Rename a JPEG to .png and try to open it. Most image viewers will either refuse or display it incorrectly, even though the file looks like a PNG from the outside. That single experiment illustrates the entire problem: a file extension is a label, and a file format is the actual structure of the data inside. Mixing them up causes real headaches — broken uploads, failed conversions, corrupted exports, and hours of troubleshooting that could have been avoided. This confusion shows up constantly in support tickets. Someone downloads a file, the extension looks right, but the application throws an error. Or a conversion tool produces output that another program refuses to read. In almost every case, the root cause is treating the extension as a reliable indicator of what the file actually contains. Understanding the difference isn't an academic exercise. It affects how you troubleshoot software errors, how you choose conversion tools, and how you structure file workflows in any professional setting — whether you're managing a content pipeline, archiving documents, or just trying to get a video to play on a different device.

What a File Extension Actually Is

A file extension is the suffix that follows the last dot in a filename — .docx, .mp4, .csv, .jpg. Operating systems use it as a hint about which application should open the file. On Windows, this association is stored in the registry.
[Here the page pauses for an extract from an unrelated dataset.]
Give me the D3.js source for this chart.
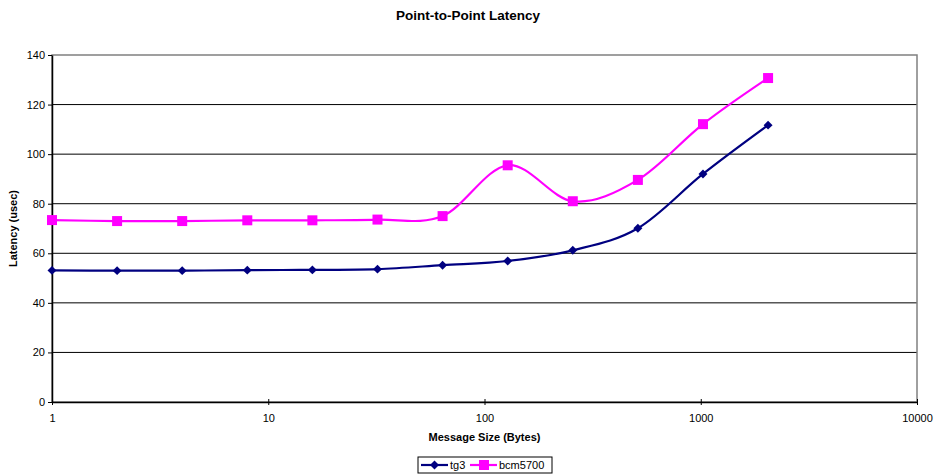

On macOS, it's managed through Launch Services. On Linux, most desktop environments use MIME type databases, with extensions serving as one of several signals. The critical word there is 'hint.' The extension is metadata that sits outside the file's actual content. It can be changed by anyone with rename permissions. A .txt file renamed to .csv will open in Excel or Google Sheets without complaint — because those applications also look at the content. But a binary .xlsx file renamed to .txt will display as garbage in a text editor, because the application trusts the extension and tries to interpret binary data as plain text. Windows hides extensions by default, which makes this problem worse. To see them, open File Explorer, click the View tab, and check the 'File name extensions' box. On macOS, go to Finder → Preferences → Advanced and enable 'Show all filename extensions.' Once you can see extensions, you can at least verify that the label matches what you expect — even if that doesn't guarantee anything about the contents.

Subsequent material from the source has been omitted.